Belgrade Appeals to UN, More South Serbia Clashes

January 29, 2001 - 0:0
BELGRADE Fresh fighting was reported in southern Serbia on Sunday, a day after Yugoslavia demanded an urgent UN Security Council session to halt ethnic Albanian guerrilla attacks following the death of an army soldier.

It was believed to be the first military death in clashes with the guerrillas who emerged about a year ago to fight what they say is Serbian repression in the volatile area of Serbia adjoining UN-ruled Kosovo.

The remote Presevo Valley region, inhabited predominantly by ethnic Albanians, has seen an increase in skirmishes over the past week. The soldier died from injuries sustained in a clash on Friday.

On Sunday, Tanjug news agency said gunfire and heavy detonations were heard from different directions, including from the village of Gornja Susaja in Presevo Municipality.

A spokesman for the political council of the guerrilla group, known as the Liberation Army of Presevo, Medvedja and Bujanovac (UCPMB), confirmed the fighting, saying it had continued there since the day before.

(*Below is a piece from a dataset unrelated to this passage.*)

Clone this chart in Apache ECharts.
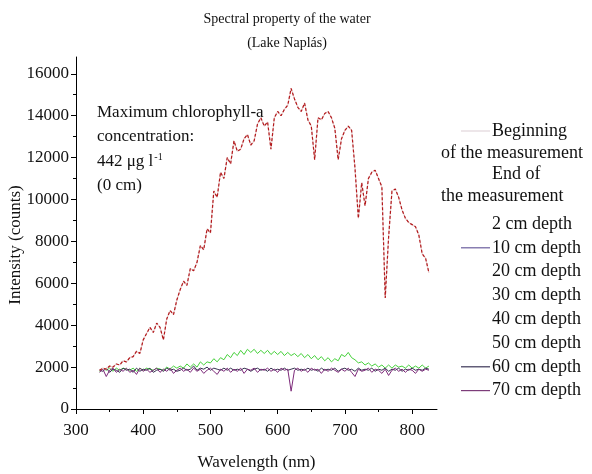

But while Tanjug said Albanian "terrorists" had opened fire, UCPMB spokesman Tahir Dalipi accused the Yugoslav Army of starting the fighting.

"They are shelling from all sides, even houses of the Albanians are getting shelled and as a result the civil population is fleeing," he told Reuters by phone.

---------------- Guerrillas Said Wounded -------------

Dalipi said three guerrillas were slightly wounded, but that UCPMB members were determined not to leave their positions.

NATO-led KFOR peacekeepers in Kosovo said they had heard the sound of mortar shells from the other side of the boundary but did not have details.

"As usual we are monitoring what is going on in the Presevo Valley and we noticed some mortar firing this morning," said KFOR spokesman Richard Kusak.

The Yugoslav Army earlier said a group of about 20 attacked one of its positions with bazookas, artillery and grenades on Saturday, damaging one of its armored vehicles, but said it suffered no new casualties.

Beta news agency said Yugoslav Foreign Minister Goran Svilanovic called for the UN Security Council session in a letter on Saturday sent also to U.S. Secretary of State Colin Powell and NATO Secretary General George Robertson.

He demanded that those behind the attack leading to the soldier's death be found and punished, and demanded urgent international action to stop the violence.

Svilanovic noted that there had been an increase in the number of attacks in and outside a 5km (three-mile) wide buffer zone inside Serbia by the Kosovo provincial boundary.

Belgrade has repeatedly complained that the terms of the cease-fire agreement with NATO which ended the 1999 Kosovo conflict, barring well-armed troops from the buffer strip along the Kosovo border, have given the guerrillas a free hand.

Four Serbian police were killed in November, and the guerrillas say about eight of their fighters have died over the last year.